Политический крах здесь наглядно демонстрируется, сопровождается крахом моральным, распадом человеческой личности, утратившей прежний идеал, но так и не обретшей новый. А ведь поиск идеала, наряду с любовью к музыкальной гармонии, джазу, является подлинной страстью, проходящей сквозь весь творческий путь Йозефа Шкворецкого. И в этой связи весьма символично, что этот эмигрант и идейный западник оказался творцом лучшего, как мне кажется, в чешской литературе образа коммуниста Юлиуса Фучика, полного оптимизма и уверенности в конечном торжестве своего дела, любящего жизнь во всех её проявлениях, «бабника Фучика», от одного взгляда и речей которого сразу и бесповоротно теряли голову женщины.
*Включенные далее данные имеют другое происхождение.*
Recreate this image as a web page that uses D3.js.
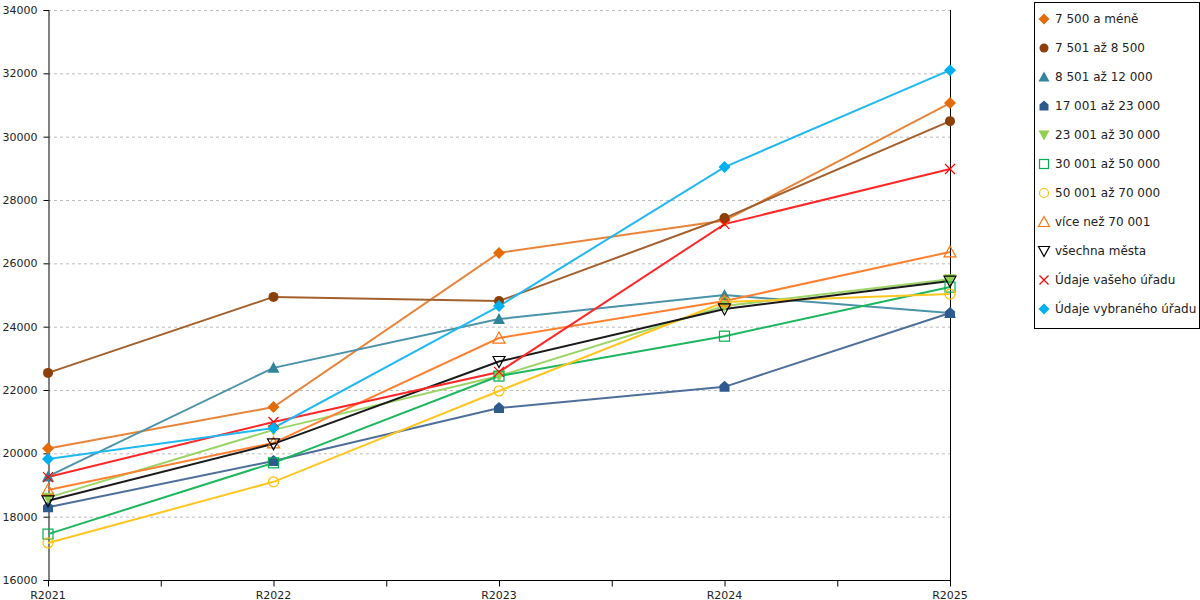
<!DOCTYPE html>
<html lang="cs">
<head>
<meta charset="UTF-8">
<title>Vývoj 2021–2025</title>
<script src="https://d3js.org/d3.v7.min.js"></script>
<style>
    body { margin: 0; background: #fff; font-family: "DejaVu Sans", sans-serif; }
    .axis text { font-size: 11px; fill: #222; font-family: "DejaVu Sans", sans-serif; }
    .legend text { font-size: 12px; fill: #222; }
</style>
</head>
<body>
<div id="chart"></div>
<script>
// categories and tick values
const years = ["R2021", "R2022", "R2023", "R2024", "R2025"];
const yTicks = [16000, 18000, 20000, 22000, 24000, 26000, 28000, 30000, 32000, 34000];

// series values
const s7500 = [20150, 21460, 26330, 27350, 31060];
const s7501 = [22540, 24940, 24810, 27430, 30490];
const s8501 = [19270, 22700, 24240, 25000, 24430];
const s17001 = [18300, 19760, 21430, 22100, 24430];
const s23001 = [18600, 20740, 22440, 24650, 25500];
const s30001 = [17450, 19700, 22440, 23700, 25250];
const s50001 = [17170, 19100, 21970, 24780, 25030];
const s70001 = [18840, 20330, 23640, 24810, 26360];
const sAll = [18500, 20300, 22900, 24560, 25440];
const sYours = [19250, 20990, 22570, 27240, 28980];
const sSelected = [19820, 20800, 24650, 29040, 32100];

const names = ["7 500 a méně", "7 501 až 8 500", "8 501 až 12 000", "17 001 až 23 000",
    "23 001 až 30 000", "30 001 až 50 000", "50 001 až 70 000", "více než 70 001",
    "všechna města", "Údaje vašeho úřadu", "Údaje vybraného úřadu"];
const values = [s7500, s7501, s8501, s17001, s23001, s30001, s50001, s70001, sAll, sYours, sSelected];
const colors = ["#e36c09", "#8b4008", "#31849b", "#2f5a8e", "#92d050", "#00b050",
    "#ffc000", "#ff7414", "#000000", "#ff0000", "#00b0f0"];
const lineColors = ["#e8843a", "#a4602c", "#4a93a8", "#4f6f9a", "#9dd468", "#1db65e",
    "#ffc520", "#ff8030", "#1a1a1a", "#ff2828", "#20b8f0"];
const shapes = ["diamond", "circle", "triangle", "house", "down", "square",
    "ocircle", "otriangle", "odown", "cross", "diamond"];

const series = names.map((n, i) => ({ name: n, values: values[i], color: colors[i], lineColor: lineColors[i], shape: shapes[i] }));

const W = 1200, H = 600;
const plot = { left: 48, right: 950, top: 10, bottom: 580 };

const svg = d3.select("#chart").append("svg")
    .attr("width", W).attr("height", H);

const x = d3.scalePoint().domain(years).range([plot.left, plot.right]).padding(0);
const y = d3.scaleLinear().domain([16000, 34000]).range([plot.bottom, plot.top]);

// grid
svg.append("g")
    .selectAll("line")
    .data(yTicks.slice(1))
    .join("line")
    .attr("x1", plot.left).attr("x2", plot.right)
    .attr("y1", d => y(d) + 0.5).attr("y2", d => y(d) + 0.5)
    .attr("stroke", "#bdbdbd")
    .attr("stroke-dasharray", "3,3");

// right border
svg.append("line")
    .attr("x1", plot.right + 0.5).attr("x2", plot.right + 0.5)
    .attr("y1", plot.top).attr("y2", plot.bottom)
    .attr("stroke", "#000");

// y axis
const yAxis = svg.append("g")
    .attr("class", "axis")
    .attr("transform", `translate(${plot.left + 0.5},0)`)
    .call(d3.axisLeft(y).tickValues(yTicks).tickFormat(d3.format("d")).tickSize(5).tickPadding(6));
yAxis.select(".domain").attr("stroke", "#000");

// x axis: ticks at categories and between them
const step = x.step();
const xTickPos = [];
years.forEach((yr, i) => {
    xTickPos.push(x(yr));
    if (i < years.length - 1) xTickPos.push(x(yr) + step / 2);
});
const xAxis = svg.append("g")
    .attr("class", "axis")
    .attr("transform", `translate(0,${plot.bottom + 0.5})`);
xAxis.append("line")
    .attr("x1", plot.left).attr("x2", plot.right + 1)
    .attr("stroke", "#000");
xAxis.selectAll(".tk")
    .data(xTickPos)
    .join("line")
    .attr("x1", d => d + 0.5).attr("x2", d => d + 0.5)
    .attr("y1", 0).attr("y2", 6)
    .attr("stroke", "#000");
xAxis.selectAll("text")
    .data(years)
    .join("text")
    .attr("x", d => x(d))
    .attr("y", 18)
    .attr("text-anchor", "middle")
    .text(d => d);

// marker drawing
function drawMarker(g, shape, color, s) {
    const h = s / 2;
    switch (shape) {
        case "diamond":
            g.append("path").attr("d", `M0,${-h - 1}L${h + 1},0L0,${h + 1}L${-h - 1},0Z`).attr("fill", color);
            break;
        case "circle":
            g.append("circle").attr("r", h).attr("fill", color);
            break;
        case "triangle":
            g.append("path").attr("d", `M0,${-h - 1}L${h + 1},${h}L${-h - 1},${h}Z`).attr("fill", color);
            break;
        case "house":
            g.append("path").attr("d", `M0,${-h - 1}L${h},${-h / 3}L${h},${h}L${-h},${h}L${-h},${-h / 3}Z`).attr("fill", color);
            break;
        case "down":
            g.append("path").attr("d", `M${-h - 1},${-h}L${h + 1},${-h}L0,${h + 1}Z`).attr("fill", color);
            break;
        case "square":
            g.append("rect").attr("x", -h).attr("y", -h).attr("width", s).attr("height", s)
                .attr("fill", "none").attr("stroke", color).attr("stroke-width", 1.2);
            break;
        case "ocircle":
            g.append("circle").attr("r", h).attr("fill", "none").attr("stroke", color).attr("stroke-width", 1.2);
            break;
        case "otriangle":
            g.append("path").attr("d", `M0,${-h - 1}L${h + 1},${h}L${-h - 1},${h}Z`)
                .attr("fill", "none").attr("stroke", color).attr("stroke-width", 1.2);
            break;
        case "odown":
            g.append("path").attr("d", `M${-h - 1},${-h}L${h + 1},${-h}L0,${h + 1}Z`)
                .attr("fill", "none").attr("stroke", color).attr("stroke-width", 1.2);
            break;
        case "cross":
            g.append("path").attr("d", `M${-h},${-h}L${h},${h}M${h},${-h}L${-h},${h}`)
                .attr("stroke", color).attr("stroke-width", 1.2);
            break;
    }
}

const line = d3.line()
    .x((d, i) => x(years[i]))
    .y(d => y(d));

const lines = svg.append("g");
series.forEach(s => {
    lines.append("path")
        .datum(s.values)
        .attr("fill", "none")
        .attr("stroke", s.lineColor)
        .attr("stroke-width", 2)
        .attr("d", line);
});

const marks = svg.append("g");
series.forEach(s => {
    s.values.forEach((v, i) => {
        const g = marks.append("g").attr("transform", `translate(${x(years[i])},${y(v)})`);
        drawMarker(g, s.shape, s.color, 10);
    });
});

// legend
const legend = svg.append("g").attr("class", "legend");
legend.append("rect")
    .attr("x", 1034.5).attr("y", 2.5)
    .attr("width", 165).attr("height", 326)
    .attr("fill", "#fff").attr("stroke", "#000");
series.forEach((s, i) => {
    const ly = 19 + i * 29;
    const g = legend.append("g").attr("transform", `translate(1044,${ly})`);
    drawMarker(g, s.shape, s.color, 9);
    legend.append("text")
        .attr("x", 1055).attr("y", ly)
        .attr("dy", "0.35em")
        .text(s.name);
});
</script>
</body>
</html>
Коммуниста Фучика, автора «Репортажа с петлей на шее», лидера антифашистского Сопротивления, казненного гитлеровцами в берлинской тюрьме. Журналиста Фучика, редактора «красной» газеты «Руде право», большого и искреннего друга СССР, взявшего на себя руководство коммунистическим подпольем и нелегальным ЦК КПЧ в отсутствие сбежавших от нацистов «старших товарищей». Героя, фактически брошенного на верную смерть Готтвальдом, Копецким, Бацилеком, пересидевшими на комфортабельных подмосковных дачах гестаповский террор, а затем вернувшимися в свою страну и установившими те самые порядки, против которых всю свою жизнь воевали герои Йозефа Шкворецкого и сам их создатель. Те самые порядки, блестяще высмеянные им в романе «Львёнок», да и во многих иных. Те самые порядки, имевшие мало общего с идеалом коммуниста Фучика и тех его товарищей, перед мужеством и подвижничеством которых склоняли свои головы даже их политические противники. В том числе и такие, как великолепный чешский писатель Йозеф Шкворецкий.